この番組に出演した自民党の小野寺五典政調会長は、「正確にお話をすると、トランプさんはもっと話したかったらしいですが、石破さんのほうから中座している最中ですからあんまり長く引き留めると、という配慮があったと聞いています……かなり時間刻みでやっている次の大統領ですから。しかも、どちらが当選するか分からず、日程が始めからおさえられず、なるべく早くというと、向こうは無理して中座して出てきてくれたので、こちらは配慮して早めに戻っていただいたと聞いています」と説明していますけれども、政府も批判の声を相当気にしている様子が窺えます。


4.石破はトランプの相手になるか


では、果して今後、石破総理はトランプ大統領のカウンターパートナーになれるのか。

これについて、キャノングローバル戦略研究所の峯村健司氏は次のように指摘しています。
・トランプ氏は”絶対に”石破首相と合わない。大好きだった安倍元首相亡き今、外交面で手強い相手になる。
・(絶対なんて)あまり使わない言葉ですが、やはり安倍さんとの仲が、唯一日本との関係を保っていたものなんです。もともとトランプさん自体は、日本に結構厳しい対応だった。『日本の家電と車がわれわれの経済をダメにしているんだ』と。トランプさんは唯一安倍さんとの友情で、なんとかつなぎ止めていたところなんです。
・2016年、トランプさんが当選した時にすぐにニューヨークのトランプタワーに会いに行った時から信頼を勝ち得て、しょっちゅう電話をする仲だったと聞いています。
・安倍さんはもう亡くなっているのですけれども、側近から聞いた話ですが、今でもトランプさんは疲れた時とか、落ち込んだ時に『シンゾーに会いたい』と漏らしているという話を聞きます。それぐらいまだ安倍さんに対する思いは強いということだと思います
・石破さんというと、安倍さんに対して批判したりして党内野党と呼ばれていたわけで、この話はアメリカも当然知っています。そうなってくると『アベのライバルか』となるとあまりプラスに働かないのではないかと私は思います
・まず一番は関税です。同盟国であっても日本に対しては10パーセントの関税をかけると言っています。もしかけられると日本の製品が売れなくなる
・トランプさんをずっと見てきて思うのですが、とにかく“ディール”。取引が好きなんです。ビジネスの取引と一緒なので、中国に対してがつんと言っているところがある。実際にアメリカの商務省の幹部に聞いても、『本当にこれをやるかどうかというよりは、習近平氏に対してがつんと言ってやる。交渉を有利に進めるためだ』と言っていますので、読めない点はかなりあると思います
・もう一つ言うと、在日米軍の駐留経費の負担をもっと出せと言ってくる。全部飲んでしまうと4~5倍とか。大変な負担になると思います。
・十分ありえます。1期目の時もなんとか安倍政権が、いかに我々がお金を払っているかとうまく説得して、駐留経費が上がらなかったんです。ひょっとしたら2期目の時には要求してくるだろう。もっと払わなきゃいけないことになり得ますね
・トランプ政権の側近の人間に聞いたら、『今(防衛費が)2パーセントで喜んでいるけど、そんなもんじゃない』と。『当然3パーセントだから、アメリカ並みにしてくれないと困る』とは言っています」
石破総理は相当厳しい”ディール”を持ちかけられそうです。

けれども、それ以前の問題があります。それは石破総理がトランプ大統領にとって「ディール」するに足る相手かどうか、という点です。

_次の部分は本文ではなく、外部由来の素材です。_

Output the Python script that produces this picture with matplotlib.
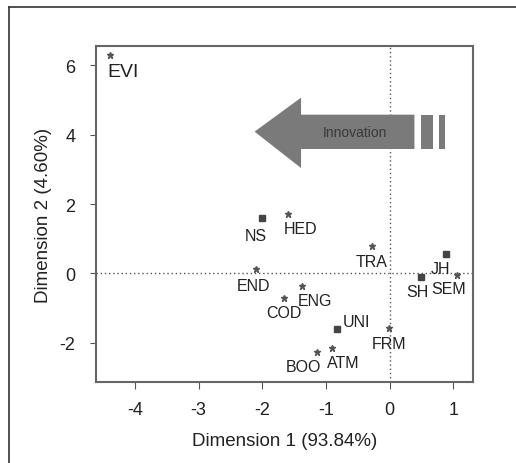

取引とは要するに「約束の履行」です。約したことを守れなければ、取引相手になりえません。

味方を後ろから撃ち、言ったことをコロコロ変える石破総理が、トランプ大統領との約束事を守れるのか。もし、約束を守れない男だとトランプ大統領から見限られてしまったら、相手にされなくなるのではないかと思います。

先述した白鳥教授も「国内の支持の低い首脳は、『ディール』では足元を見られる。しっかりとした交渉相手として見られない可能性もある」と指摘していますけれども、石破総理の弱点はここにあります。

それでも、安倍総理のような人たらし、人間的魅力でもあれば、まだ多少なりともカバーできたかもしれません。けれども、先の総選挙では、石破総理が応援演説に入った候補は13勝63敗。二連ポスターも避けられたという話も聞きます。こちらも絶望的です。

国内支持もない裏切者。これでマトモな交渉ができるとは思えません。

石破総理は自分で撒いた種というか、自らの因果に苦しむことになるのではないかと思いますね。